Is the Switch version missing features compared to other versions?
The Switch version is feature-complete for Survival and Creative modes but lags slightly behind Java Edition in some technical aspects (like redstone mechanics and command options). But, for casual and intermediate players, you won’t notice missing features. Recent updates have brought the Switch version closer to parity with Bedrock Edition (Windows/Console). Check patch notes when updates release to see what’s been added.
Are there accessibility options?
Yes. Minecraft on Switch includes text-to-speech, screen reader options, and customizable controls for players with disabilities. These are found in the Accessibility settings and allow players of all abilities to enjoy the game.
Does the Switch version support mods?
Official mod support is limited. You can’t install mods directly like on Java Edition. But, the Marketplace (within the game) offers community-created content packs, skins, and worlds that add flavor. This isn’t “modding” in the traditional sense but provides new experiences without technical complexity.
How much storage does Minecraft take up?
Minecraft itself is roughly 300-400 MB (about 0.4 GB), which is tiny by modern standards. But, worlds you create will add storage depending on their size and complexity. A single survival world might range from 100 MB to 1+ GB depending on how much you’ve explored and built. The Nintendo Switch comes with 32 GB of internal storage, so consider a microSD card (256 GB or larger) if you plan to install multiple games and create large Minecraft worlds.
Conclusion
Minecraft on Nintendo Switch is the most accessible version of the game for portable, couch-friendly gaming. Its strengths lie in local multiplayer, the ability to play anywhere, and a feature set that covers everything a casual to intermediate player needs. The performance is solid for a handheld hybrid, the controls are intuitive on a gamepad, and the sheer amount of content, between Survival, Creative, and Adventure modes, provides hundreds of hours of gameplay.
Whether you’re building architectural masterpieces in Creative mode, grinding through survival with friends via split-screen, or exploring the Nether and End dimensions for late-game resources, the Nintendo Switch delivers a complete Minecraft experience. New players should focus on mastering the survival loop: gather, build, organize, expand. Once you’re comfortable, exploration and ambitious builds become naturally rewarding.

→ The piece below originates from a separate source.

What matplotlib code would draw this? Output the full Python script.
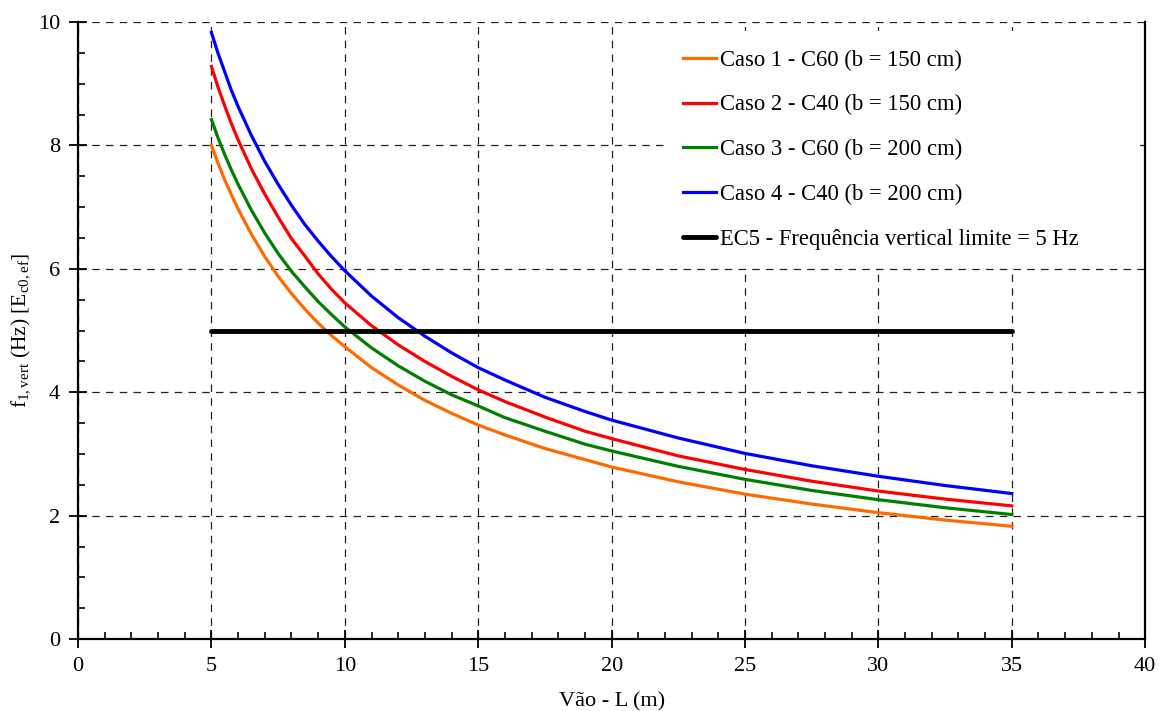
import matplotlib
matplotlib.use("Agg")
import matplotlib.pyplot as plt
from matplotlib.ticker import MultipleLocator

plt.rcParams['font.family'] = ['Liberation Serif', 'DejaVu Serif']
plt.rcParams['mathtext.fontset'] = 'custom'
plt.rcParams['mathtext.rm'] = 'Liberation Serif'
plt.rcParams['mathtext.it'] = 'Liberation Serif:italic'

# vão L (m)
vao = [5, 5.25, 5.5, 5.75, 6, 6.5, 7, 7.5, 8, 8.5, 9, 9.5, 10, 11, 12, 13, 14, 15,
       16, 17.5, 19, 20, 22.5, 25, 27.5, 30, 32.5, 35]

# frequência vertical (Hz)
caso1 = [8.00, 7.71, 7.44, 7.20, 6.97, 6.56, 6.20, 5.88, 5.60, 5.35, 5.12, 4.92, 4.74,
         4.40, 4.12, 3.87, 3.66, 3.47, 3.31, 3.09, 2.91, 2.79, 2.55, 2.35, 2.19, 2.05, 1.93, 1.83]
caso2 = [9.28, 8.94, 8.64, 8.35, 8.09, 7.62, 7.21, 6.84, 6.49, 6.21, 5.92, 5.67, 5.45,
         5.08, 4.77, 4.50, 4.26, 4.04, 3.85, 3.60, 3.37, 3.25, 2.97, 2.75, 2.56, 2.40, 2.27, 2.16]
caso3 = [8.42, 8.12, 7.85, 7.60, 7.37, 6.95, 6.58, 6.25, 5.96, 5.71, 5.47, 5.26, 5.06,
         4.72, 4.43, 4.18, 3.96, 3.78, 3.59, 3.37, 3.16, 3.05, 2.80, 2.59, 2.41, 2.26, 2.13, 2.02]
caso4 = [9.83, 9.49, 9.19, 8.89, 8.63, 8.16, 7.74, 7.37, 7.03, 6.72, 6.45, 6.20, 5.97,
         5.56, 5.21, 4.91, 4.64, 4.40, 4.20, 3.92, 3.69, 3.55, 3.26, 3.01, 2.81, 2.64, 2.49, 2.36]

limite_x = [5, 35]
limite_y = [5, 5]

labels = ['Caso 1 - C60 (b = 150 cm)', 'Caso 2 - C40 (b = 150 cm)',
          'Caso 3 - C60 (b = 200 cm)', 'Caso 4 - C40 (b = 200 cm)',
          'EC5 - Frequência vertical limite = 5 Hz']
cores = ['#ff6a00', '#ff0000', '#007f00', '#0000ff']

fig = plt.figure(figsize=(11.65, 7.11), dpi=100)
ax = fig.add_axes([0.067, 0.101, 0.916, 0.868])

for serie, cor, lab in zip([caso1, caso2, caso3, caso4], cores, labels[:4]):
    ax.plot(vao, serie, color=cor, lw=2.3, label=lab, zorder=3)
ax.plot(limite_x, limite_y, color='black', lw=3.5, label=labels[4],
        solid_capstyle='round', zorder=3)

ax.set_xlim(0, 40)
ax.set_ylim(0, 10)
ax.xaxis.set_major_locator(MultipleLocator(5))
ax.xaxis.set_minor_locator(MultipleLocator(1))
ax.yaxis.set_major_locator(MultipleLocator(2))
ax.yaxis.set_minor_locator(MultipleLocator(0.5))

ax.tick_params(which='major', direction='inout', length=13, width=1.3,
               labelsize=16, top=False, right=False)
ax.tick_params(which='minor', direction='in', length=5, width=1.2,
               top=False, right=False)
ax.tick_params(axis='x', which='major', pad=6)
ax.tick_params(axis='y', which='major', pad=6.5)

ax.grid(True, which='major', color='#222222', ls=(0, (6, 5)), lw=0.9)
ax.spines['top'].set_visible(False)
for s in ['left', 'bottom', 'right']:
    ax.spines[s].set_linewidth(1.6)

ax.set_xlabel('Vão - L (m)', fontsize=16, labelpad=12)
ax.set_ylabel(r'$\mathregular{f_{1,vert}}$ (Hz) [E$\mathregular{_{c0,ef}}$]', fontsize=15.5, labelpad=4)

leg = ax.legend(loc='upper left', bbox_to_anchor=(0.550, 0.608, 0.445, 0.377),
                mode='expand', borderaxespad=0, frameon=True, fancybox=False,
                fontsize=16.3, handlelength=1.45, handletextpad=0.2,
                labelspacing=1.05, borderpad=0.8)
leg.get_frame().set_facecolor('white')
leg.get_frame().set_edgecolor('none')
leg.get_frame().set_alpha(1)

fig.savefig('out.png', dpi=100)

The platform choice eventually depends on your priorities. If you value portability, local multiplayer, and simplicity, the Switch version is exceptional. If you’re chasing redstone engineering complexity or maximum visual fidelity, you might prefer PC or other platforms. But for most players looking for an approachable, feature-rich sandbox that fits into a gaming life outside the home, the Nintendo Switch remains one of Minecraft’s best iterations. Keep an eye on updates throughout 2026, as Minecraft continues evolving with quality-of-life improvements and new content drops that benefit all platforms equally.